При этом хоть хмель и отпустил Хэмилтона, чувствовал он себя дурно: у него сжимало виски и болело горло. К ночи ему неожиданно стало совсем плохо, все тело ломило, и он вынужден был спуститься к ненавистному Хейфецу — попросить что-нибудь от головной боли и простуды.
Там застал Винкельмана — с жутким прострелом поясницы. Немец жалобно охал и требовал, чтобы Хейфец вылечил его немедленно, ну, самое позднее, к утру, а еврей злился и читал немцу длинную нудную проповедь о том, что в годы почтенного херра Винкельмана речь уже не о том, чтобы сохранить здоровье, а о том, чтобы выбрать болезнь по своему вкусу. Немец зло огрызнулся: он почти не пьёт, не курит, катается на лыжах, и здоровье у него отменное, а прострел — потому что просто на раскопе продуло. И вообще, он гораздо чаще встречал старых археологов, чем старых врачей.
Последнее суждение смутило Хейфеца, и он заткнулся.
Простуда Хэмилтона тоже удивила медика, хотя он ничего не сказал, но молча дал ему необходимые лекарства. Температуру аспирин быстро сбил, но вскоре заложило нос, начался кашель, и Стивен понял, что где-то всерьёз простудился. Болеть ему совсем не хотелось, но несколько дней пришлось провести в постели. Эти дни — дни без Галатеи — показались ему совсем пустыми, вычеркнутыми из жизни. Заходил — и часто — обеспокоенный Гриффин, Хейфец заносил лекарства и давал рекомендации. Весьма дельные.
Простуда оказалась тяжёлой, как ангина, с тошнотой и мучительными приступами кашля, с тупой головной болью и воспалением шеи.

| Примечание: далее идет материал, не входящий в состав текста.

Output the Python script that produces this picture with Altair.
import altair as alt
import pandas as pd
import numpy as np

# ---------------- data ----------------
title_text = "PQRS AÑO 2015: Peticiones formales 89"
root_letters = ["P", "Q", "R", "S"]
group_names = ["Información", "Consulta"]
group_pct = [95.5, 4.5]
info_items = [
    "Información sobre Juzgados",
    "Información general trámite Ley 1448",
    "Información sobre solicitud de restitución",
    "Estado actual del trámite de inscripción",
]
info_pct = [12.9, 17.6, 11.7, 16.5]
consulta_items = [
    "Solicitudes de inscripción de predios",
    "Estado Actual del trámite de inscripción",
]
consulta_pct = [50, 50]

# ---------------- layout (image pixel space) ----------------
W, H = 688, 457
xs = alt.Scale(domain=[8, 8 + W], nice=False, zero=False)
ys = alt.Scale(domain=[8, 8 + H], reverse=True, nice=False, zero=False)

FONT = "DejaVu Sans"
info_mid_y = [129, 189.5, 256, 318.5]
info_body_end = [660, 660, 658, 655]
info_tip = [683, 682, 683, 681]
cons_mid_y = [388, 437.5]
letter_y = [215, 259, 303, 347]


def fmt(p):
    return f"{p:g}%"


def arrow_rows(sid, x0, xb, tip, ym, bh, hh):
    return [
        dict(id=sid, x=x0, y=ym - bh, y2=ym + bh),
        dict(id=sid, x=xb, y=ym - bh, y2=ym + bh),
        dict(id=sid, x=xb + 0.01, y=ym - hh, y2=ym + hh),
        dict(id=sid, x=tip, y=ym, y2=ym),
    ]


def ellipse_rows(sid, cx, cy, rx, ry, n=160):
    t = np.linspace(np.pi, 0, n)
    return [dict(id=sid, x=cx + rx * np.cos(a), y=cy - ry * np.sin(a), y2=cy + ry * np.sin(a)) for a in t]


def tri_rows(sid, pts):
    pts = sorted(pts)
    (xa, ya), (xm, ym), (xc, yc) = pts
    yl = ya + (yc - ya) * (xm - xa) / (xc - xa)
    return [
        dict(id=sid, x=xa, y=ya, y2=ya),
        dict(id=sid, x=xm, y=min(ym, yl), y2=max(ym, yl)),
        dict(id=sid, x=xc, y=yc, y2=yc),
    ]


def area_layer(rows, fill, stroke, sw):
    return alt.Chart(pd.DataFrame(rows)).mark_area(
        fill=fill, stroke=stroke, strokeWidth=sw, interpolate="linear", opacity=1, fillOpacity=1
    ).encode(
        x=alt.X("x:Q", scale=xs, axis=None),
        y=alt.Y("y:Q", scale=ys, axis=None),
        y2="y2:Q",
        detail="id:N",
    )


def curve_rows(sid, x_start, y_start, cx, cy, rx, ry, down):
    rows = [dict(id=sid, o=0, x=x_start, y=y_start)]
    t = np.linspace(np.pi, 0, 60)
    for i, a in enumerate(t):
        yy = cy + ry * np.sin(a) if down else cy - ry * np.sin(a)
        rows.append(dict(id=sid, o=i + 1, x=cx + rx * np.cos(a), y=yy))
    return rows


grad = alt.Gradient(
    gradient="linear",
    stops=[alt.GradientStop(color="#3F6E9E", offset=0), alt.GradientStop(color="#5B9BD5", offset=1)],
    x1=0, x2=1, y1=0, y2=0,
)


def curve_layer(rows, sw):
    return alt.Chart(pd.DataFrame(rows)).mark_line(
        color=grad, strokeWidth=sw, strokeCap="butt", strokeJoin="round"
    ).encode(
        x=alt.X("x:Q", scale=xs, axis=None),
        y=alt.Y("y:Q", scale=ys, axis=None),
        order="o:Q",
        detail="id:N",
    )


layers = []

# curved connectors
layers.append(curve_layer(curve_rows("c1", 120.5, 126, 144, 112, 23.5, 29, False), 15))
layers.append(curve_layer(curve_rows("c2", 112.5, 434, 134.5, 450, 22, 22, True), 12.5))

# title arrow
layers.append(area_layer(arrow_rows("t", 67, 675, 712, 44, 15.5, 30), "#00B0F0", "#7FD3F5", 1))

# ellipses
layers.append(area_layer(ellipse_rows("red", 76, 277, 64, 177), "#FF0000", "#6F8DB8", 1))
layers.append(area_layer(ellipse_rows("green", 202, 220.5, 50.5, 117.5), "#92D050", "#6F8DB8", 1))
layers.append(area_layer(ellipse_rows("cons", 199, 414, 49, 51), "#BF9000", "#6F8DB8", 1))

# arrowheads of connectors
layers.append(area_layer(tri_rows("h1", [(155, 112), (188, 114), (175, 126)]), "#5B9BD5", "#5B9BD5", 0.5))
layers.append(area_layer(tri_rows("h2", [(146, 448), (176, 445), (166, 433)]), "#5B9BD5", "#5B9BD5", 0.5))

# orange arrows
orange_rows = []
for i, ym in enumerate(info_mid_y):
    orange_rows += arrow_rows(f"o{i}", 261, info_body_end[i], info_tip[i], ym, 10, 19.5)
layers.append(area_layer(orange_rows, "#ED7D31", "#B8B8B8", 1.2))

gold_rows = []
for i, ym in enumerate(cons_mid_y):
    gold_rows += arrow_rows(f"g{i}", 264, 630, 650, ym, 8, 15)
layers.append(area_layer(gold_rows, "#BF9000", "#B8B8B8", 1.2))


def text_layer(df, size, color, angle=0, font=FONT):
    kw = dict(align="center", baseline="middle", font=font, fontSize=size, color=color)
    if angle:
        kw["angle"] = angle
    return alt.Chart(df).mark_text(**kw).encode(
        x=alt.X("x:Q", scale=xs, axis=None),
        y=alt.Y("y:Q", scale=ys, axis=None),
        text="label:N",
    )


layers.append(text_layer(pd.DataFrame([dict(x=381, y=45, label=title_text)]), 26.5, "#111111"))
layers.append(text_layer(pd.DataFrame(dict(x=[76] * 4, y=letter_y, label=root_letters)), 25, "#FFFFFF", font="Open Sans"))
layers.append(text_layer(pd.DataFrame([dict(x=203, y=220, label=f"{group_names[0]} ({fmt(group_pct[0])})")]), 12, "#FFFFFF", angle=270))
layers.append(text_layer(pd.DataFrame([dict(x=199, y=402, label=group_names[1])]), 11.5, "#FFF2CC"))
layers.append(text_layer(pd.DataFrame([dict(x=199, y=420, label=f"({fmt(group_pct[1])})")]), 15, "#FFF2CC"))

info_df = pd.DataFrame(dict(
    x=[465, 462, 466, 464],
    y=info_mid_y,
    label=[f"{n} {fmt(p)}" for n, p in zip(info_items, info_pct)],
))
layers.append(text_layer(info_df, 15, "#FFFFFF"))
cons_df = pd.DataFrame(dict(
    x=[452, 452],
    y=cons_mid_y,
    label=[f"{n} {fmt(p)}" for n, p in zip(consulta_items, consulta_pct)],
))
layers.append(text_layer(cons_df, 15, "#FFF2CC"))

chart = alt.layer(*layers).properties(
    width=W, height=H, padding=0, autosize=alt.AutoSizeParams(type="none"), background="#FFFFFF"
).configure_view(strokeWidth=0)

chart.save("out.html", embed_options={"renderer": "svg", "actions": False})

Ночами Стивен потел под одеялом, но стоило его отбросить — начинал мёрзнуть. Полегчало ему только через неделю.
Когда Стивен смог выйти в гостиную — на вилле, как оказалось, ничего не изменилось, Берта Винкельман всё так же, как и раньше суетилась в лаборатории, делая и свои, и его анализы, работая за двоих. Гриффин с утра до ночи пропадал с давно поправившимся Винкельманом на раскопе, Карвахаль с Бельграно продолжали раскапывать диктерион, Сарианиди и Лану что-то пытались прочесть имя на снимке рукояти меча, а Тэйтон и Хейфец курсировали между третьим этажом, лабораторией и раскопами. Все были заняты и деловиты.
Хэмилтон не знал, перевели ли Тэйтону содержание надгробной надписи, обнаруженной на Нижнем раскопе, или Лану скрыл её от него, но, в принципе, это было ему глубоко безразлично. Ему нужна была только Галатея.
Но она, как сказал Хейфец, снова приболела.
В четверг Стивен, выйдя утром в гостиную, неожиданно попал на праздник, впрочем, совсем небольшой.
Рамон Карвахаль отмечал в кругу коллег свой день рождения, стол был украшен цветами, несколькими тортами, бессчётным количеством спиртного и какой-то мешаниной, которую приготовила Долорес Карвахаль. Её называли национальным испанским блюдом, но Хэмилтону наложенное ему в тарелку месиво совсем не понравилось, оно было острым и пряным. Миссис Тэйтон не вышла из своей комнаты, сославшись на головную боль, и мир померк для Хэмилтона: он не видел её уже больше недели и умирал от тоски.
Стивен уже не мог жить без её божественного тела, хищной красоты жадного рта и изощрённого умения любить. Мир несколько сузился для него, сконцентрировавшись только на ней, на даримом ею наслаждении и на его собственной опьяняющей страсти. Все остальное было неважно, вторично, неинтересно, всё заполонила собой Галатея. Хэмилтон с тоской слушал тосты, которые произносились в честь испанца, но думал только о той комнате на вилле, где была сейчас Галатея, и мечтал о ней. Однако увидеться или хотя бы — перекинуться взглядом, возможности не было. Тэйтон почти не пил, хотя произнёс восторженный тост за здравие Карвахаля, Хейфеца же нигде не было, и он наверняка, как Цербер у врат Аида, стерёг Галатею.